Here comes my two cents on the topic, (some of) which I hope would make sense.

 

At first, assume that the referred MapReduce simulator in the context is SLS. To add Sparrow schedulers to such MapReduce simulator, a high-level guideline would be to replace resource manager of Yarn with a scheduling node of Sparrow schedulers, since the way of these two working is very different. A trick here might be: from the scheduling viewpoint, Yarn is essentially a monolithic scheduler, so it is easy to replace its own scheduler with Sparrow schedulers. Next, some low-level changes to make include but are not limited to: 1) a means to support of the communication protocol between Sparrow node monitor and Yarn containers (running on various nodes), or between a Yarn node monitor and Sparrow schedulers (and note that Apache Thrift is a fine choice for a PoC, while a better choice can be made as always) and, 2) loading realistic workloads for evaluation if interested, then the way of generating a DAG (with different constraints w.r.t. dependencies) should also be proposed and developed and, 3) some nontrivial coding skills applied in Sparrow really gotta be well noticed otherwise your heart will just fall apart along the way, without knowingly and, 4) Yarn is container-oriented while Sparrow/Spark as being PMs or VMs oriented and, 5) something has not been mentioned above.

 

In addition, as shown in the Sparrow paper, it has worked very best for short-lived jobs, e.g. query-based data processing via Shark (a prior version to Spark SQL).

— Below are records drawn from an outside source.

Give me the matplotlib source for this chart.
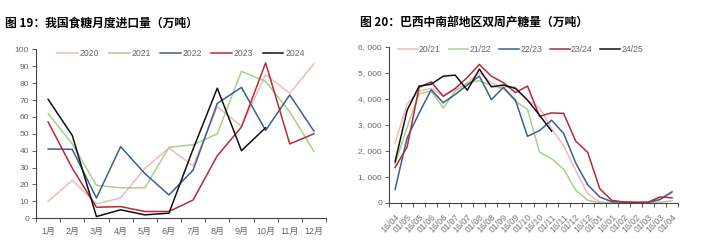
import matplotlib
matplotlib.use("Agg")
import matplotlib.pyplot as plt
from matplotlib.ticker import FuncFormatter
import numpy as np

plt.rcParams['font.family'] = ['Liberation Sans', 'Noto Sans CJK SC', 'DejaVu Sans']

# 图19 数据：月度进口量（万吨）
months = ['1月', '2月', '3月', '4月', '5月', '6月', '7月', '8月', '9月', '10月', '11月', '12月']
imp_2020 = [10, 22.5, 8.5, 12, 29.5, 41.5, 31, 66, 54.5, 85, 74, 91.5]
imp_2021 = [62, 44, 19.5, 18, 18, 42, 43.5, 50, 87, 81, 63, 39.5]
imp_2022 = [41, 40.8, 12, 42.4, 26.5, 13.8, 28.5, 68, 77.5, 52, 73, 51.6]
imp_2023 = [57, 29.6, 6.5, 6.9, 4, 4, 10.8, 37, 54, 92, 44, 50]
imp_2024 = [70.4, 49, 1, 5, 2, 3, 41, 77, 40, 53.6]

# 图20 数据：双周产糖量（万吨）
periods = ['16/04', '01/05', '16/05', '01/06', '16/06', '01/07', '16/07', '01/08',
           '16/08', '01/09', '16/09', '01/10', '16/10', '01/11', '16/11', '01/12',
           '16/12', '01/01', '16/01', '01/02', '16/02', '01/03', '16/03', '01/04']
prod_2021 = [2300, 3800, 4300, 4400, 4100, 4350, 4600, 5000, 4600, 4450, 4450, 3950,
             3650, 2850, 2200, 1250, 350, 40, 10, 5, 5, 10, 150, 450]
prod_2122 = [1500, 2900, 4200, 4300, 3650, 4300, 4600, 4700, 4500, 4400, 3900, 3600,
             1950, 1700, 1300, 500, 100, 10, 5, 5, 5, 5, 30, 80]
prod_2223 = [520, 2500, 3450, 4350, 3850, 4170, 4530, 4870, 3970, 4440, 3950, 2560,
             2780, 3180, 2670, 1540, 700, 230, 50, 30, 20, 20, 130, 420]
prod_2324 = [1360, 2150, 4440, 4650, 4100, 4400, 4820, 5320, 4870, 4620, 4240, 4490,
             3330, 3460, 3440, 2380, 1940, 550, 100, 40, 30, 30, 230, 200]
prod_2425 = [1580, 3560, 4490, 4560, 4870, 4910, 4330, 5140, 4460, 4530, 4400, 3950,
             3370, 2760]

c_pink = '#F2B9B9'
c_green = '#A8CF8C'
c_blue = '#3C5F8E'
c_red = '#B52A3C'
c_black = '#111111'
gray = '#666666'

fig = plt.figure(figsize=(7.25, 2.48), dpi=100)

fig.text(0.007, 0.907, '图 19：我国食糖月度进口量（万吨）', fontsize=8.5, fontweight='bold',
         va='center', family=['Noto Sans CJK SC'])
fig.text(0.497, 0.907, '图 20：巴西中南部地区双周产糖量（万吨）', fontsize=8.5, fontweight='bold',
         va='center', family=['Noto Sans CJK SC'])


def style_axes(ax):
    for s in ['top', 'right']:
        ax.spines[s].set_visible(False)
    for s in ['left', 'bottom']:
        ax.spines[s].set_color('#444444')
        ax.spines[s].set_linewidth(0.8)
    ax.tick_params(axis='y', direction='out', length=3, width=0.6, colors='#444444',
                   labelcolor=gray, labelsize=6, pad=2)


# 左图
ax1 = fig.add_axes([0.0497, 0.12, 0.40, 0.681])
x1 = np.arange(len(months))
ax1.plot(x1, imp_2020, color=c_pink, lw=1.1, label='2020')
ax1.plot(x1, imp_2021, color=c_green, lw=1.1, label='2021')
ax1.plot(x1, imp_2022, color=c_blue, lw=1.1, label='2022')
ax1.plot(x1, imp_2023, color=c_red, lw=1.1, label='2023')
ax1.plot(x1[:len(imp_2024)], imp_2024, color=c_black, lw=1.1, label='2024')
ax1.set_xlim(-0.5, len(months) - 0.5)
ax1.set_ylim(0, 100)
ax1.set_yticks(np.arange(0, 101, 10))
ax1.set_xticks(x1)
ax1.set_xticklabels(months)
ax1.set_xticks(np.arange(-0.5, len(months), 1), minor=True)
style_axes(ax1)
ax1.tick_params(axis='x', which='major', length=0, labelcolor=gray, labelsize=6.5, pad=6)
ax1.tick_params(axis='x', which='minor', direction='out', length=3, width=0.6, colors='#444444')
ax1.legend(loc='upper center', bbox_to_anchor=(0.5, 1.05), ncol=5, frameon=False,
           fontsize=6.2, handlelength=2.4, handletextpad=0.2, columnspacing=1.1,
           labelcolor=gray)

# 右图
ax2 = fig.add_axes([0.5366, 0.1815, 0.3986, 0.630])
x2 = np.arange(len(periods))
ax2.plot(x2, prod_2021, color=c_pink, lw=1.1, label='20/21')
ax2.plot(x2, prod_2122, color=c_green, lw=1.1, label='21/22')
ax2.plot(x2, prod_2223, color=c_blue, lw=1.1, label='22/23')
ax2.plot(x2, prod_2324, color=c_red, lw=1.1, label='23/24')
ax2.plot(x2[:len(prod_2425)], prod_2425, color=c_black, lw=1.1, label='24/25')
ax2.set_xlim(-0.5, len(periods) - 0.5)
ax2.set_ylim(0, 6000)
ax2.set_yticks(np.arange(0, 6001, 1000))
ax2.yaxis.set_major_formatter(FuncFormatter(lambda v, p: '0' if v == 0 else f'{int(v):,}'.replace(',', ', ')))
ax2.set_xticks(x2)
ax2.set_xticklabels(periods, rotation=45, ha='right', rotation_mode='anchor')
ax2.set_xticks(np.arange(-0.5, len(periods), 1), minor=True)
style_axes(ax2)
ax2.tick_params(axis='x', which='major', length=0, labelcolor='#777777', labelsize=6.3, pad=7)
ax2.tick_params(axis='x', which='minor', direction='out', length=3, width=0.6, colors='#444444')
ax2.legend(loc='upper center', bbox_to_anchor=(0.455, 1.06), ncol=5, frameon=False,
           fontsize=6.2, handlelength=2.3, handletextpad=0.15, columnspacing=0.9,
           labelcolor=gray)

fig.savefig('out.png', dpi=100)
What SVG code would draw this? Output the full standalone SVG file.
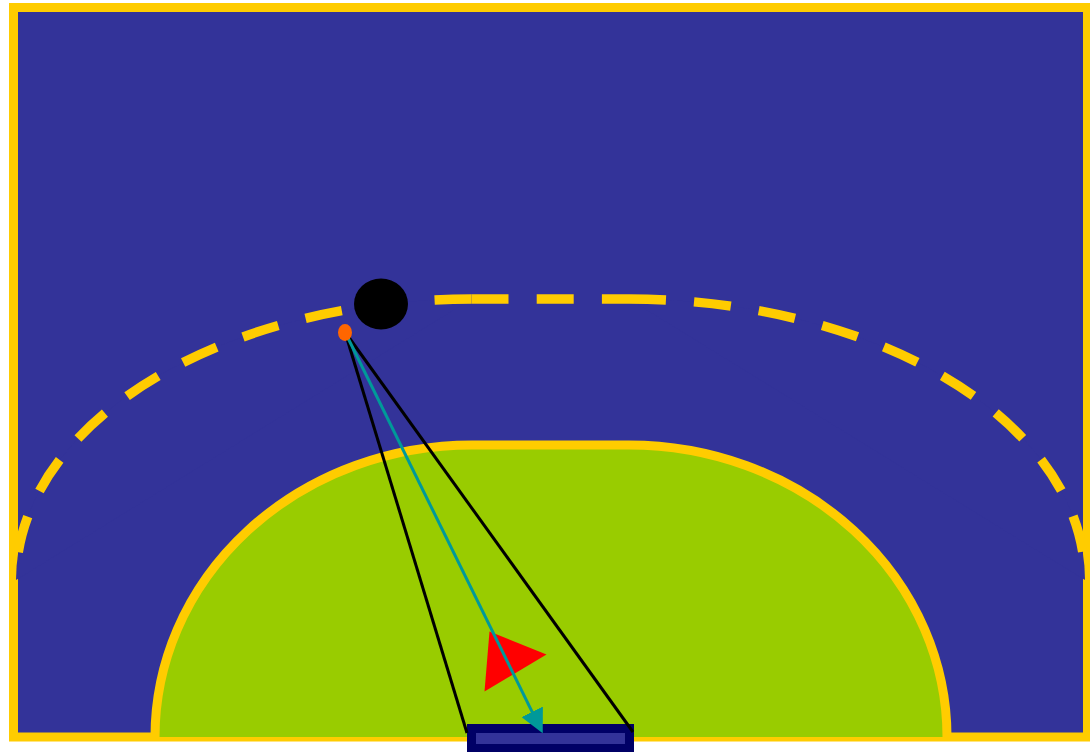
<svg xmlns="http://www.w3.org/2000/svg" width="1090" height="752" viewBox="0 0 1090 752">
  <defs>
    <style>
      .line9 { fill: none; stroke: #FFCC00; stroke-width: 9.5; stroke-dasharray: 37 28.2; }
      .line6 { fill: none; stroke: #FFCC00; stroke-width: 9; }
      .sight { fill: none; stroke: #000000; stroke-width: 3; }
    </style>
    <marker id="arrowhead" markerUnits="userSpaceOnUse" markerWidth="24" markerHeight="24" refX="2" refY="12" orient="auto">
      <path d="M0,0 L24,12 L0,24 Z" fill="#009999"/>
    </marker>
  </defs>
  <rect x="0" y="0" width="1090" height="752" fill="#FFFFFF"/>
  <g id="field">
    <rect x="13.5" y="7.5" width="1074" height="729.5" fill="#333399" stroke="#FFCC00" stroke-width="9"/>
  </g>
  <g id="free-throw-line">
    <path d="M471.5,299 A455.5,281 0 0 0 16,580" fill="#333399" stroke="none"/>
    <path d="M629,299 A456,281 0 0 1 1085,580" fill="#333399" stroke="none"/>
    <path class="line9" d="M471.5,299 A455.5,281 0 0 0 16,580"/>
    <path class="line9" d="M471.5,299 L629,299"/>
    <path class="line9" d="M629,299 A456,281 0 0 1 1085,580"/>
  </g>
  <g id="goal-area">
    <path d="M155,737 A317,292 0 0 1 472,445 L629,445 A318,292 0 0 1 947,737 Z" fill="#99CC00"/>
    <path class="line6" d="M155,737 A317,292 0 0 1 472,445"/>
    <path class="line6" d="M472,445 L629,445"/>
    <path class="line6" d="M629,445 A318,292 0 0 1 947,737"/>
  </g>
  <g id="goal">
    <rect x="467" y="724" width="167" height="30" fill="#000066"/>
    <rect x="476" y="733" width="149" height="11" fill="#333399"/>
  </g>
  <g id="defender">
    <ellipse cx="381" cy="304" rx="27" ry="25.5" fill="#000000"/>
  </g>
  <g id="goalkeeper">
    <polygon points="489.5,631.5 546.5,654.5 484.5,691.5" fill="#FF0000"/>
  </g>
  <g id="connectors">
    <line class="sight" x1="345" y1="332" x2="467" y2="733"/>
    <line class="sight" x1="345" y1="332" x2="633" y2="732"/>
    <line x1="345" y1="332" x2="533" y2="713.6" stroke="#009999" stroke-width="3" marker-end="url(#arrowhead)"/>
  </g>
  <g id="player">
    <ellipse cx="345" cy="332.5" rx="7" ry="8.5" fill="#FF6600"/>
  </g>
</svg>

When it comes to batch jobs (e.g. MapReduce or multi-stage jobs) processing, some fundamentals may not be the best, e.g. batch sampling and/or the pushing mechanism adopted by her virtual reservation, hypothetically and/or practically.

 

Yet one more thing, based off of the diligent efforts made by Spark development team, one may consider to use Spark on Yarn either in the yarn-cluster or
yarn-client mode in one of the own clusters. For the lightweight virtualized environment, Google Kubernetes might be of interest. Willing to add a bit sugar on top? Then just go for Mesos, on which Sparrow schedulers may be more than happy to chip in.